Since then, it’s been anything but smooth sailing.
Today, the Taylor Wimpey share price sits at 117p, down almost 6%. The cost-of-living crisis, rising inflation and soaring mortgage rates have all stretched buyer affordability. Inflation also drove up labour and material costs, squeezing margins.
Dividends but no growth
April brought fresh pain with higher employer’s National Insurance contributions and an inflation-busting increase in the minimum wage.
Taylor Wimpey’s full-year 2024 results, published in February, showed the impact. Revenues dipped 3.2% to £3.4bn and operating profits fell 11.5% to £416.2m. The number of homes completed fell slightly to 10,593, with the average selling price dropping from £370,000 to £356,000. Over 12 months, the stock is down 15%.
Since then, we’ve have one or two green shoots.
The company called its 2025 start “robust”, and on 30 April, said the spring selling season was going well.
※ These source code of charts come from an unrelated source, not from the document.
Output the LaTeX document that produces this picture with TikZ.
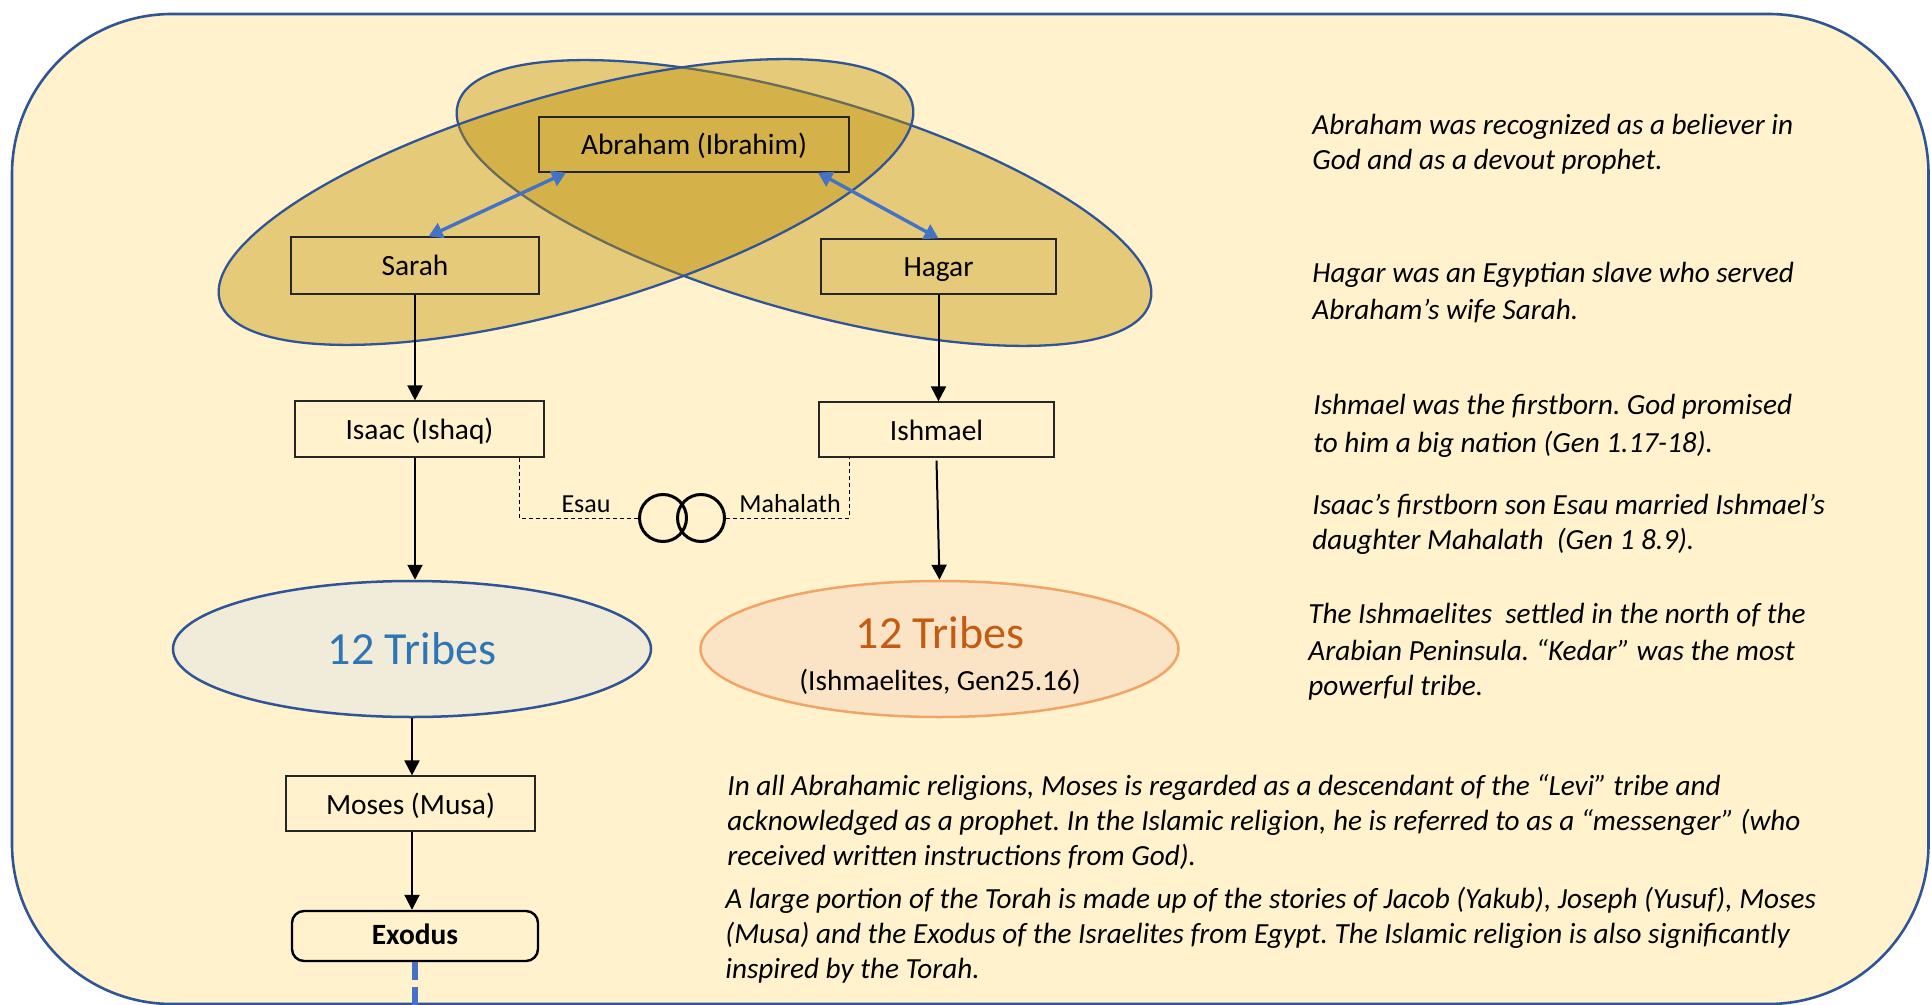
\documentclass[tikz,border=0pt]{standalone}
\usepackage{fontspec}
\setmainfont{Carlito}
\frenchspacing
\usetikzlibrary{arrows.meta,shapes.geometric,calc}
\definecolor{bg}{HTML}{FFF2CC}
\definecolor{outl}{HTML}{2F5597}
\definecolor{gold}{HTML}{BF8F00}
\definecolor{arrowblue}{HTML}{4472C4}
\definecolor{boxline}{HTML}{262626}
\definecolor{tlfill}{HTML}{F1EBD9}
\definecolor{tlblue}{HTML}{2E75B6}
\definecolor{trfill}{HTML}{FBE4C5}
\definecolor{trline}{HTML}{F2A366}
\definecolor{trtext}{HTML}{C55A11}
\tikzset{
  frame/.style={draw=outl, line width=1.3pt, fill=bg, rounded corners=80pt},
  ell/.style={draw=outl, line width=1.15pt, fill=gold, fill opacity=0.4},
  box/.style={draw=boxline, line width=0.6pt, minimum height=27.5pt, inner sep=0pt, text height=12pt, text depth=1.5pt, font=\fontsize{14.7}{16}\selectfont},
  arr/.style={-{Triangle[width=7.5pt,length=7.5pt]}, line width=1pt, black},
  barr/.style={{Triangle[width=8pt,length=7pt]}-{Triangle[width=8pt,length=7pt]}, line width=1.7pt, arrowblue},
  marry/.style={draw=black, line width=0.5pt, dash pattern=on 2pt off 1.5pt},
  ringc/.style={circle, draw=black, line width=1.5pt, minimum size=23.5pt, inner sep=0pt},
  lbl/.style={inner sep=0pt, anchor=base, font=\fontsize{13}{15}\selectfont},
  tribeL/.style={ellipse, draw=outl, line width=1.25pt, fill=tlfill, minimum width=239pt, minimum height=68pt, inner sep=0pt, text=tlblue, font=\fontsize{23}{26}\selectfont},
  tribeR/.style={ellipse, draw=trline, line width=1.25pt, fill=trfill, minimum width=239pt, minimum height=68pt, inner sep=0pt},
  bdash/.style={draw=arrowblue, line width=2.6pt, dash pattern=on 9pt off 3.5pt},
  note/.style={anchor=base west, inner sep=0pt, font=\fontsize{14.6}{17.5}\selectfont\itshape}
}
\begin{document}
\begin{tikzpicture}[x=0.5pt,y=-0.5pt]
\useasboundingbox (0,0) rectangle (1931,1005);
\path[frame] (12,14) rectangle (1928.5,1004);
% ellipses
\path[ell, rotate around={-16:(804,203)}] (804,203) ellipse [x radius=180pt, y radius=53.5pt];
\path[ell, rotate around={16:(566,202)}] (566,202) ellipse [x radius=180pt, y radius=53.5pt];
% nodes
\node[box, minimum width=155pt] (abr) at (694,144.5) {Abraham (Ibrahim)};
\node[box, minimum width=124pt, minimum height=28.5pt] (sarah) at (415,265.5) {Sarah};
\node[box, minimum width=117.5pt] (hagar) at (938.5,266.5) {Hagar};
\node[box, minimum width=124.5pt, minimum height=28pt] (isaac) at (419.5,429) {Isaac (Ishaq)};
\node[box, minimum width=117.5pt] (ish) at (936.5,429.5) {Ishmael};
\node[tribeL] (tl) at (412,649) {12 Tribes};
\node[tribeR] (tr) at (939.5,649) {};
\node[anchor=base, inner sep=0pt, text=trtext, font=\fontsize{23}{26}\selectfont] (trA) at (940,648) {12 Tribes};
\node[anchor=base, inner sep=0pt, font=\fontsize{14.6}{17}\selectfont] (trB) at (940,690) {(Ishmaelites, Gen25.16)};
\node[box, minimum width=124.5pt] (moses) at (410.5,803.5) {Moses (Musa)};
\node[box, draw=black, line width=1.2pt, rounded corners=6pt, minimum width=123pt, minimum height=25pt, text height=10pt, text depth=1.5pt, font=\fontsize{14.7}{16}\selectfont\bfseries] (exo) at (415,936) {Exodus};
% marriage ring
\node[ringc] (r1) at (663,518) {};
\node[ringc] (r2) at (701,518) {};
\node[lbl] (esau) at (586,512) {Esau};
\node[lbl] (mah) at (790,512) {Mahalath};
\coordinate (e1) at ([xshift=-12.5pt]isaac.south east);
\coordinate (m1) at ([xshift=15.5pt]ish.south west);
\draw[marry] (e1) |- (r1.west);
\draw[marry] (r2.east) -| (m1);
% blue double arrows
\coordinate (sa) at ([xshift=6.8pt]sarah.north);
\coordinate (as) at ([xshift=-64pt]abr.south);
\coordinate (ah) at ([xshift=62pt]abr.south);
\draw[barr] (sa) -- (as);
\draw[barr] (ah) -- (hagar.north);
% black arrows
\draw[arr] (sarah.south) -- (sarah.south |- isaac.north);
\draw[arr] (hagar.south) -- (hagar.south |- ish.north);
\draw[arr] (isaac.south -| sarah.south) -- (tl.north -| sarah.south);
\draw[arr] ([yshift=-1.5pt]ish.south) -- (tr.north);
\draw[arr] (tl.south) -- (tl.south |- moses.north);
\draw[arr] (moses.south -| tl.south) -- (exo.north -| tl.south);
\coordinate (exend) at (415,1006);
\draw[bdash] (exo.south) -- (exend);
% right notes
\node[note] (n1a) at (1312,135) {Abraham was recognized as a believer in};
\node[note] (n1b) at (1312,170) {God and as a devout prophet.};
\node[note] (n2a) at (1312,283) {Hagar was an Egyptian slave who served};
\node[note] (n2b) at (1312,320) {Abraham’s wife Sarah.};
\node[note] (n3a) at (1313,415) {Ishmael was the firstborn. God promised};
\node[note] (n3b) at (1313,452) {to him a big nation (Gen 1.17-18).};
\node[note] (n4a) at (1312,514) {Isaac’s firstborn son Esau married Ishmael’s};
\node[note] (n4b) at (1312,549) {daughter Mahalath\ \ (Gen 1 8.9).};
\node[note] (n5a) at (1308,623) {The Ishmaelites\ \ settled in the north of the};
\node[note] (n5b) at (1308,660) {Arabian Peninsula. “Kedar” was the most};
\node[note] (n5c) at (1308,695) {powerful tribe.};
% bottom notes
\node[note] (b1a) at (727,795) {In all Abrahamic religions, Moses is regarded as a descendant of the “Levi” tribe and};
\node[note] (b1b) at (727,830) {acknowledged as a prophet. In the Islamic religion, he is referred to as a “messenger” (who};
\node[note] (b1c) at (727,865) {received written instructions from God).};
\node[note] (b2a) at (725,908) {A large portion of the Torah is made up of the stories of Jacob (Yakub), Joseph (Yusuf), Moses};
\node[note] (b2b) at (725,943) {(Musa) and the Exodus of the Israelites from Egypt. The Islamic religion is also significantly};
\node[note] (b2c) at (725,978) {inspired by the Torah.};
\end{tikzpicture}
\end{document}
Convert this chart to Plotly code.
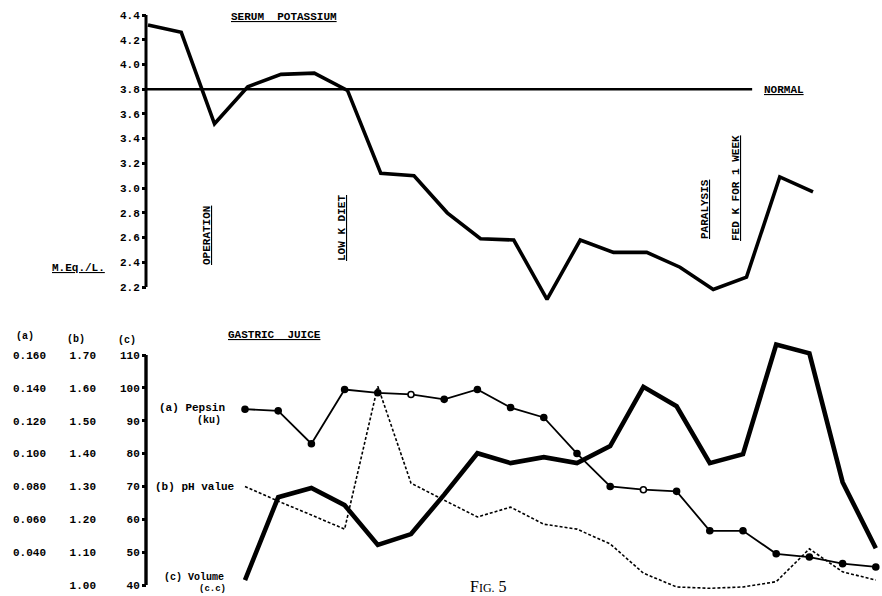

Taylor Wimpey is on course to hit forecast profit guidance of £444m, which would mark a healthy 6.7% increase on 2024.
Adding to the momentum, the Bank of England cut interest rates to 4.25% yesterday. It wasn’t the deep cut some had hoped for, but it’s another step in the right direction.
This stock has compensations
Through all the ups and downs, Taylor Wimpey has continued paying me a generous income. It dishes out dividends twice a year, in May and November, and today it injected £154 into my self-invested personal pension (SIPP).
Since November 2023, around 18 months ago, it’s sent me £555 in total. Despite the share price dip, my original £4,000 stake is now worth around £4,400.
Obviously, I’d hoped for more. But dividend shares have a cushion when share prices are bumpy. Shareholder payouts keep rolling in – although that’s not guaranteed – even when the share price struggles.
I’ve reinvested every penny and now own 428 extra shares on top of my original 3,245. I now own 3,682 in total.
Taylor Wimpey is pricier than it was, trading on a forward P/E of 14. But the trailing yield is a blockbuster 8.08%, one of the highest on the FTSE 100.
The 16 analysts serving up one-year share price forecasts have produced a median target of 145.3p. If correct, that’s an increase of more than 24% from today. Combined with that yield, this would give me a total return of more than 30% if true.
Risks remain. Interest rates may not fall and affordability will remain stretched. If cash flows fall, the dividend could come under pressure. The house building sector has underperformed for a decade. It could be volatile for the next decade. Nobody knows.
But right now, I believe the dividends will deliver. And at some point, with luck, the share price will too.